Les vieux, c’est nous tous
La préparation de la loi grand âge est ici cruciale. Aurore Bergé nous dit qu’elle sera transpartisane. Chiche ! Avec les députés socialistes, nous avons rédigé depuis avril dernier une proposition de loi pour garantir le droit de vieillir dans la dignité. Elle est sur la table pour nourrir le débat. Il faut d’abord poser comme préalable de sortir d’une approche technocratique en silos. «Rien sans les vieux pour les vieux», comme le réclame le Conseil national autoproclamé de la vieillesse qui a organisé le week-end du 18 novembre le vivifiant contre-salon des vieux et des vieilles. La politique est faite de rapports de force, et pour l’instant le lobby vieux peine à se faire entendre. Or les vieux d’aujourd’hui et de demain, c’est nous tous. Et évidemment, rien n’avancera si la question du financement continue à être ignorée : 9 à 10 milliards d’euros supplémentaires sont nécessaires à l’horizon 2030. C’est pourquoi sans tarder, une conférence du financement doit être convoquée, pour arbitrer, mais en partant des besoins. La solidarité nationale dans le cadre de la Sécurité sociale doit compléter les nécessaires solidarités familiales et il faut avoir la lucidité d’assumer qu’elle passera immanquablement par une augmentation des prélèvements obligatoires en organisant le juste partage de la richesse. Le Gouvernement s’y refuse pour l’instant. Mais ce débat national doit avoir lieu.
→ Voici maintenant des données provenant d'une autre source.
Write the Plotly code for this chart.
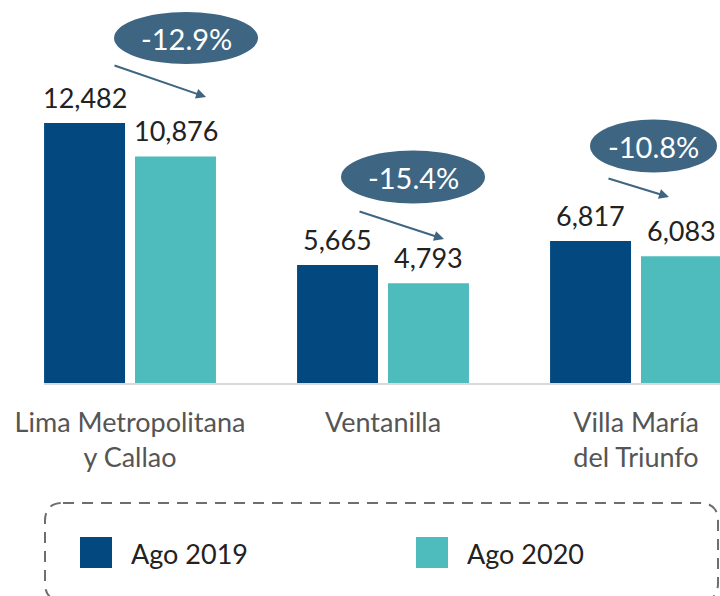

A l’inverse de ce que nous avons pu vivre pendant la réforme des retraites, le gouvernement doit s’engager dans une réelle démarche de compromis, avec les parlementaires, les élus locaux, les acteurs de la société civile, à commencer par les vieux eux-mêmes. Le sujet du grand âge et de la longévité peut fédérer les intérêts et de bâtir des ponts par-dessus les clivages, afin de prendre en compte une transition démographique qui, si elle n’est pas anticipée à temps, aura la peau de notre pacte social et nourrira une guerre des âges.